They were not hostile to the old records exactly. They simply did not value them. And in a bureaucracy with limited storage, limited staff, and explicit instructions to modernize, things that are not valued get cleared. The result is a hole in the historical record that has shaped quietly and persistently every serious attempt to understand American economic development.

When economists model 19th century growth, they work from the records that survived. When historians describe pre-industrial economic life, they work from the records that survived. When policymakers invoke the American past to argue for or against economic intervention, they are invoking a past documented almost entirely by the institutions that replaced the one that was lost.

What fragments remain are revealing in proportion to their scarcity. A collection of postmaster account books from western Pennsylvania covering portions of 1848 through 1855 was discovered in a county historical society in the 1970s. Researchers who analyzed them found correspondence volumes that implied commercial networks three to four times more active than standard economic histories of the region had assumed.

small iron producers, correspondence with buyers in Philadelphia and Baltimore, direct arrangements bypassing the major commercial agents whose records do survive.

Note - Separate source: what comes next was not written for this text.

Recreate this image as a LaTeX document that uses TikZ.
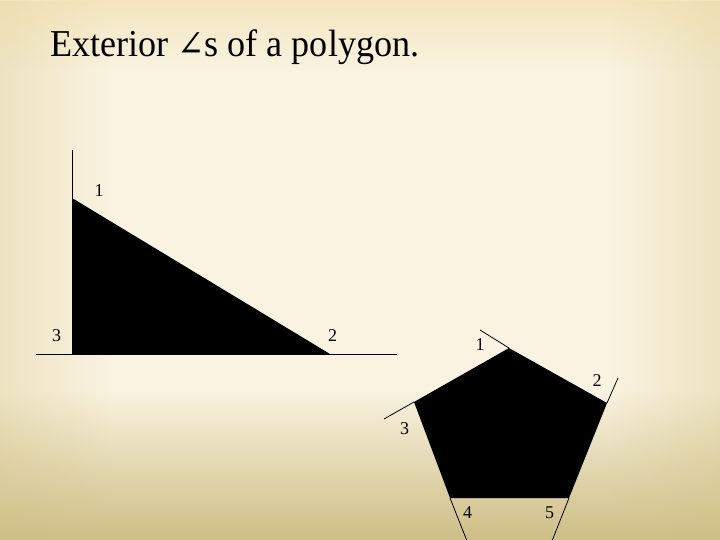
\documentclass[tikz,border=0pt]{standalone}
\usepackage{fontspec}
\setmainfont{Liberation Serif}
\newfontfamily\titlefont[FakeStretch=0.95]{Liberation Serif}
\newfontfamily\anglefont[Scale=0.95,FakeStretch=0.9]{DejaVu Serif}
\usetikzlibrary{fadings}
\definecolor{paper}{RGB}{250,243,225}
\definecolor{parchment}{RGB}{226,212,162}
\definecolor{crust}{RGB}{238,220,168}
\definecolor{sand}{RGB}{206,190,134}
\tikzfading[name=fadeleft, left color=transparent!50, right color=transparent!100]
\tikzfading[name=faderight, left color=transparent!100, right color=transparent!50]
\tikzfading[name=fadetop, top color=transparent!40, bottom color=transparent!100]
\tikzfading[name=fadebottom, top color=transparent!100, bottom color=transparent!0]
\begin{document}
\begin{tikzpicture}[x=1pt,y=-1pt]
            % page
            \fill[paper] (0,0) rectangle (720,540);
            \fill[parchment, path fading=fadeleft] (0,0) rectangle (110,540);
            \fill[parchment, path fading=faderight] (610,0) rectangle (720,540);
            \fill[crust, path fading=fadetop] (0,0) rectangle (720,70);
            \fill[sand, path fading=fadebottom] (0,390) rectangle (720,540);
            \useasboundingbox (0,0) rectangle (720,540);
            \node[anchor=base west, inner sep=0pt, font=\titlefont\fontsize{38}{40}\selectfont] (title) at (50,57) {Exterior {\anglefont ∠}s of a polygon.};
            % triangle
            \coordinate (t1) at (72,198);
            \coordinate (t3) at (72,354);
            \coordinate (t2) at (330,354);
            \coordinate (up) at (72,150);
            \coordinate (left) at (36,354);
            \coordinate (right) at (397,354);
            \fill (t1) -- (t3) -- (t2) -- cycle;
            % pentagon
            \coordinate (p1) at (509,348);
            \coordinate (p2) at (607,403);
            \coordinate (p5) at (569,498);
            \coordinate (p4) at (450,498);
            \coordinate (p3) at (414,402);
            \coordinate (e1) at (480,330);
            \coordinate (e2) at (618,378);
            \coordinate (e3) at (384,419);
            \coordinate (e4) at (467,541);
            \coordinate (e5) at (552,541);
            \fill (p1) -- (p2) -- (p5) -- (p4) -- (p3) -- cycle;
            \begin{scope}[every node/.style={inner sep=0pt,font=\fontsize{18}{20}\selectfont}]
                \node (a1) at (99,191) {1};
                \node (a2) at (332.5,336) {2};
                \node (a3) at (56.5,336) {3};
                \node (b1) at (480,345) {1};
                \node (b2) at (597,381) {2};
                \node (b3) at (404.5,429) {3};
                \node (b4) at (467.5,513) {4};
                \node (b5) at (549.5,513) {5};
            \end{scope}
            \begin{scope}[line width=0.8pt]
                \path
                    (up) edge (t3)
                    (left) edge (right)
                    (p1) edge (e1)
                    (p2) edge (e2)
                    (p3) edge (e3)
                    (p4) edge (e4)
                    (p5) edge (e5);
            \end{scope}
        \end{tikzpicture}
\end{document}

The network was dense, locally rooted, and apparently quite resilient, right up to the point where the railroad arrived and reorganized it out of existence.

A separate collection from southern Ohio covering 1841 through 1858 showed a pattern of seasonal commercial correspondence that tracked agricultural cycles with extraordinary precision, but also tracked something else. Letters to and from what appear to be cooperative purchasing arrangements, groups of small farmers pooling correspondents with distant suppliers to negotiate bulk pricing.

the kind of economic behavior that in the 20th century we would call collective bargaining or cooperative procurement, operating quietly through the mail in the 1840s and leaving almost no trace except in these account books. The volume figures in that Ohio collection also suggest that the local postmaster was extending informal credit to regular correspondence, essentially acting as a micro financial institution in a county where the nearest chartered bank was 40 miles away.

This was not unusual behavior. It was based on the surviving fragments probably standard practice across hundreds of rural districts, but we can only confirm it in the places where the records accidentally survived. Both collections are extraordinary. Both are tiny. Both survived essentially by accident, deposited in local archives by private individuals who had no particular reason to preserve them and no particular reason to destroy them.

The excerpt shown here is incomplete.